Begin
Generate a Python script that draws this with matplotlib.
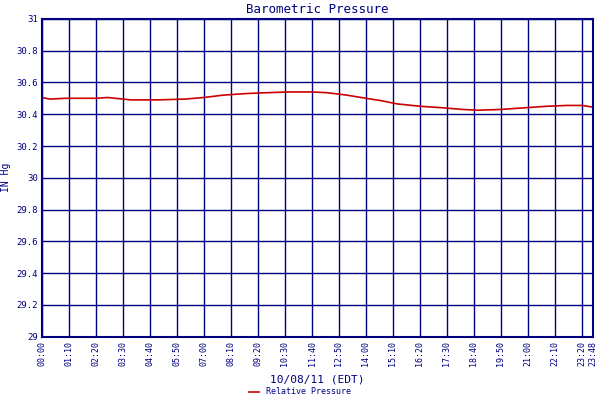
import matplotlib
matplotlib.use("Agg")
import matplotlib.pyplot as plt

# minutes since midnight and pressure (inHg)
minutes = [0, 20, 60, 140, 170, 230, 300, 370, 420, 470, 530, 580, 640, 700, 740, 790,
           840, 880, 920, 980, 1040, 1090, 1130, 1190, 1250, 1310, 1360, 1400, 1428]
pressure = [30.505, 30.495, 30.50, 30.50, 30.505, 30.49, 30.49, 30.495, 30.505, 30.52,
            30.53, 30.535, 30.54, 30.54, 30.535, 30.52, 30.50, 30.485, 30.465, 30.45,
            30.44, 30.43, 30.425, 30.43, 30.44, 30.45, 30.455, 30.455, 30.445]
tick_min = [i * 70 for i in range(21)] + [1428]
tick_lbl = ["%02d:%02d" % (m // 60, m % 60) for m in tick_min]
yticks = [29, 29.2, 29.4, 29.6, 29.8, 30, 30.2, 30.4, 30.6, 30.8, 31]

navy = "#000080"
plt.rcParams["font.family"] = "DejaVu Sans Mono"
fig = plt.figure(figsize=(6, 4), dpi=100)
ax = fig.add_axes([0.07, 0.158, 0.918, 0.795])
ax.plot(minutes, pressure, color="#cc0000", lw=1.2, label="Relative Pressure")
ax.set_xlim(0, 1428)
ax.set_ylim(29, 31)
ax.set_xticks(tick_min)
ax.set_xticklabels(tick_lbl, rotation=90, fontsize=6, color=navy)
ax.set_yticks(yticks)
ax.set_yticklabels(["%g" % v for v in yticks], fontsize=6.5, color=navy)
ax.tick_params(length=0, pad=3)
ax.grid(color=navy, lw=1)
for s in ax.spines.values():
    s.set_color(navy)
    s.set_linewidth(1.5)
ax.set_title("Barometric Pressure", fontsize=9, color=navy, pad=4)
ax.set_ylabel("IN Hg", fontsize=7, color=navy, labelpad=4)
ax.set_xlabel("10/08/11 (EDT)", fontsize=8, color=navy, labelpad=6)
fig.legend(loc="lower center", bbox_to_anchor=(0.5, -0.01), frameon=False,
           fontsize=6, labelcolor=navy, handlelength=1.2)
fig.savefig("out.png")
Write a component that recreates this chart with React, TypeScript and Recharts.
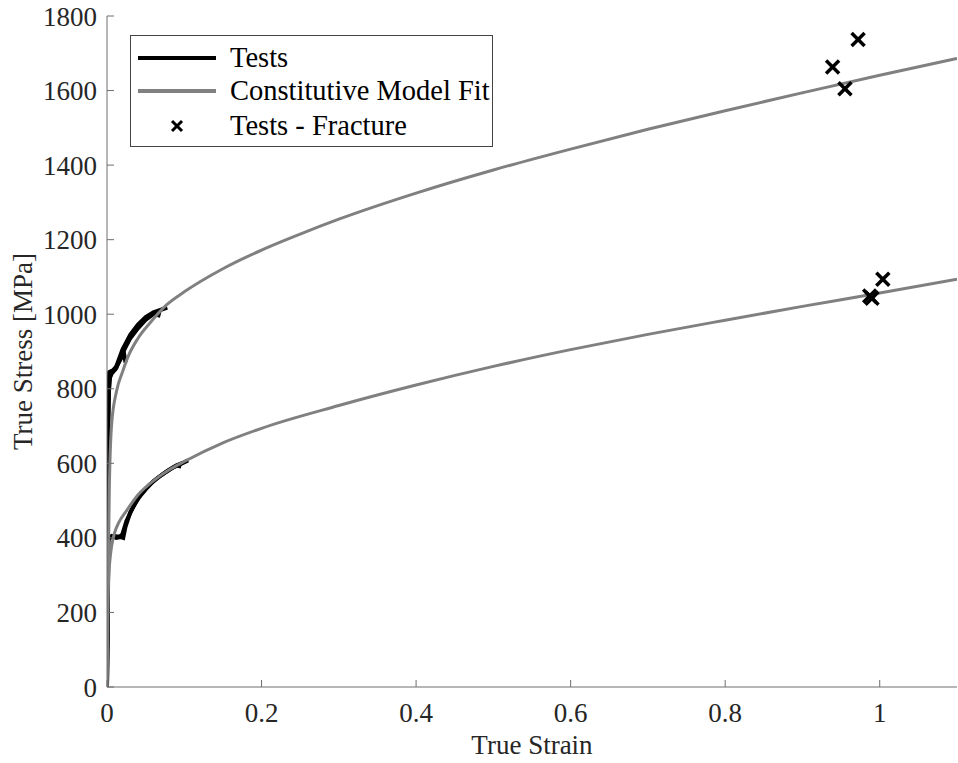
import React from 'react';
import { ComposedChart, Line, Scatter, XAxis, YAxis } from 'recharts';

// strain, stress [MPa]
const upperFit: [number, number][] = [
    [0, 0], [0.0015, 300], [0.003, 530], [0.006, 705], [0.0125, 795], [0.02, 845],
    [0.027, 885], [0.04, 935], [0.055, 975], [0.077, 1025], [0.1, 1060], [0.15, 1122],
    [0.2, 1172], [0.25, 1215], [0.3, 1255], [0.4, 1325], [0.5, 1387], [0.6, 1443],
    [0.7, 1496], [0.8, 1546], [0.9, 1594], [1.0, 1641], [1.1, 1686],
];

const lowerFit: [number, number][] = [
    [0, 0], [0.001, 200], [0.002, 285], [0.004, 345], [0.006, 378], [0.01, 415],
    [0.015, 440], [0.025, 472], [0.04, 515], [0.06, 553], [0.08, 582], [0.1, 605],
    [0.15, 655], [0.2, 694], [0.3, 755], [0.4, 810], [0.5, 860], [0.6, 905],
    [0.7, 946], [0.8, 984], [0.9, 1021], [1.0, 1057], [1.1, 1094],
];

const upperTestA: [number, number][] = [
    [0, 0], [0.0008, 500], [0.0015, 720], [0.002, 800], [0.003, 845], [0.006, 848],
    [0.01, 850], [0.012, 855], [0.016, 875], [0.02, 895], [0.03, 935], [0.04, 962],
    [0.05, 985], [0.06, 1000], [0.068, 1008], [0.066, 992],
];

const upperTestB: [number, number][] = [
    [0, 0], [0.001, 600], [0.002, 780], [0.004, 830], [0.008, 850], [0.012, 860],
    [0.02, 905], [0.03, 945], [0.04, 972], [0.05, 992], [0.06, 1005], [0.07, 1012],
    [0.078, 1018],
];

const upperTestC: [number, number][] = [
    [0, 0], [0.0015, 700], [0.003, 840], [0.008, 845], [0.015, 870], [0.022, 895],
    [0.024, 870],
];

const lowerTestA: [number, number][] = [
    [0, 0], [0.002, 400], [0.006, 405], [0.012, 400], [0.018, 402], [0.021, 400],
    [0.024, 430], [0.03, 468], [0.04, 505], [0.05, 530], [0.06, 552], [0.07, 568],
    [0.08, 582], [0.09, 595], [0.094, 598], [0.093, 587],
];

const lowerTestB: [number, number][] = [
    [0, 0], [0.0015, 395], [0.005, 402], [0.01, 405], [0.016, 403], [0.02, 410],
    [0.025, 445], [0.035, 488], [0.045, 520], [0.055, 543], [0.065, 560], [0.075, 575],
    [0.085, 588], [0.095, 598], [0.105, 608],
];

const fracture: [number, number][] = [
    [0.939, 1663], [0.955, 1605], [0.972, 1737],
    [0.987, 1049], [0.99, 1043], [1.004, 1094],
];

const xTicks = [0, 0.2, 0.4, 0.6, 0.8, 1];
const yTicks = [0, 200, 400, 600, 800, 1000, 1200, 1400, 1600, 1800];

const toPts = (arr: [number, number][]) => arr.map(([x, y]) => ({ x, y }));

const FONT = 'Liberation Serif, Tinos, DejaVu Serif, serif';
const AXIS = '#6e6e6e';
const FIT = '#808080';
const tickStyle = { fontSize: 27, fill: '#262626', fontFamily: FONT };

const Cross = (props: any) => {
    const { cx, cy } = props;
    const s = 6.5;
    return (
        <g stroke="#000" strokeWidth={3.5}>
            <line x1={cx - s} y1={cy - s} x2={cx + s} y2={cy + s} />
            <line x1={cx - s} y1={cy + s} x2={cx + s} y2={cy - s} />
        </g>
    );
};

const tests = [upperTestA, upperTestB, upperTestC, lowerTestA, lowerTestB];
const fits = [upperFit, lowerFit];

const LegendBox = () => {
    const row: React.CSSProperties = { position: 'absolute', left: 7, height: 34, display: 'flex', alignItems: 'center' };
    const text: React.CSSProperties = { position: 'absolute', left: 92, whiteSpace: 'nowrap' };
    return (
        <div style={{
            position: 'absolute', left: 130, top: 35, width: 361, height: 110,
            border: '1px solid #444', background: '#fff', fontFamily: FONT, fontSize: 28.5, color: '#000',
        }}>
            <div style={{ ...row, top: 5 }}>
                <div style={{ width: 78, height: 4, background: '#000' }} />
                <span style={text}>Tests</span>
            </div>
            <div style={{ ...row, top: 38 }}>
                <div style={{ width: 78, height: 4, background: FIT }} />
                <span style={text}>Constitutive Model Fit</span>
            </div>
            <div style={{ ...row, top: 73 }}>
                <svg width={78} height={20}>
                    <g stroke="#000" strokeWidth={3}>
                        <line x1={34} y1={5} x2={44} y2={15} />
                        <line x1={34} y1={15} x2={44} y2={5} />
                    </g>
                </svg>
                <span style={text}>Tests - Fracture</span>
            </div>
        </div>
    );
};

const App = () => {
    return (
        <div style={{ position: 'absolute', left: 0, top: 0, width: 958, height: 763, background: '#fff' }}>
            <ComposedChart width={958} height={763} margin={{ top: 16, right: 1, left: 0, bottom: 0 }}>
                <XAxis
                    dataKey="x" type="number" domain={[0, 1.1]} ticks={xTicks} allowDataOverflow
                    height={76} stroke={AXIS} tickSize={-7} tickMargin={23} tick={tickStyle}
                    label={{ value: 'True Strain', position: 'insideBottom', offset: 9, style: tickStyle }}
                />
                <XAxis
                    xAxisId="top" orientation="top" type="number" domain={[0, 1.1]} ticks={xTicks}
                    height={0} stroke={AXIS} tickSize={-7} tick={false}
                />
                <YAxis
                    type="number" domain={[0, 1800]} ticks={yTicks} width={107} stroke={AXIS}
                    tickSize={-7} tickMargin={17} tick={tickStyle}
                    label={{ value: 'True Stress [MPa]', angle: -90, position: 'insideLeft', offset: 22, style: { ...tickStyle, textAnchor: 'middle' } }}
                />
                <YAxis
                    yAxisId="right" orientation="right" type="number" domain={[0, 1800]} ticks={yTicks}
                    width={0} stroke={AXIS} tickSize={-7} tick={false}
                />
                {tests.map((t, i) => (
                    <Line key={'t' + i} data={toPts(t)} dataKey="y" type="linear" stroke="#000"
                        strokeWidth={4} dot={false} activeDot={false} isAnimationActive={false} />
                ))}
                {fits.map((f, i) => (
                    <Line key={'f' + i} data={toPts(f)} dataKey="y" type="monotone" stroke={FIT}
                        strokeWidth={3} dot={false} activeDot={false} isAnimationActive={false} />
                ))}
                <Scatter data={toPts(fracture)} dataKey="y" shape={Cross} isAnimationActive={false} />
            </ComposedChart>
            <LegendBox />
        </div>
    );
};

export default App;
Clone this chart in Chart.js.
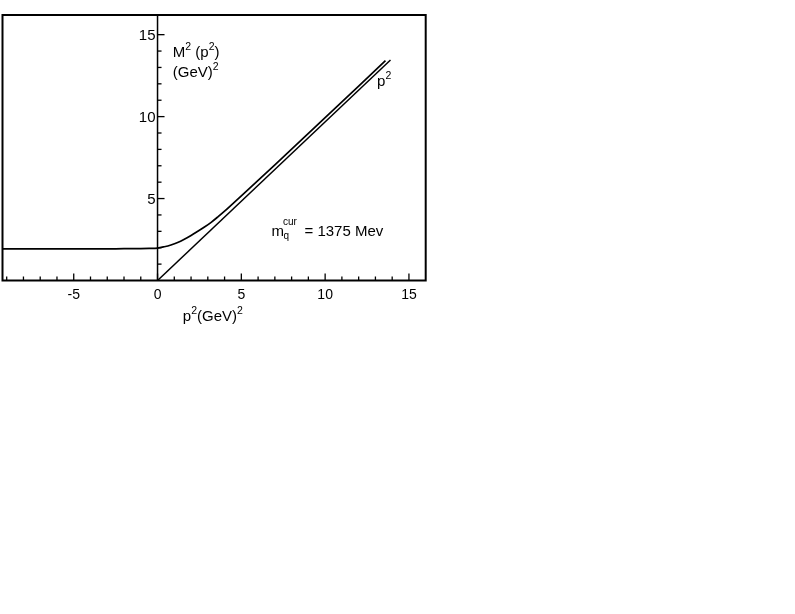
End
From the first line of the entries above down to the line holding "30.6, 30.8, 31]", quote each line exactly and nothing else, skipping pictures.

Generate a Python script that draws this with matplotlib.
import matplotlib
matplotlib.use("Agg")
import matplotlib.pyplot as plt

# minutes since midnight and pressure (inHg)
minutes = [0, 20, 60, 140, 170, 230, 300, 370, 420, 470, 530, 580, 640, 700, 740, 790,
           840, 880, 920, 980, 1040, 1090, 1130, 1190, 1250, 1310, 1360, 1400, 1428]
pressure = [30.505, 30.495, 30.50, 30.50, 30.505, 30.49, 30.49, 30.495, 30.505, 30.52,
            30.53, 30.535, 30.54, 30.54, 30.535, 30.52, 30.50, 30.485, 30.465, 30.45,
            30.44, 30.43, 30.425, 30.43, 30.44, 30.45, 30.455, 30.455, 30.445]
tick_min = [i * 70 for i in range(21)] + [1428]
tick_lbl = ["%02d:%02d" % (m // 60, m % 60) for m in tick_min]
yticks = [29, 29.2, 29.4, 29.6, 29.8, 30, 30.2, 30.4, 30.6, 30.8, 31]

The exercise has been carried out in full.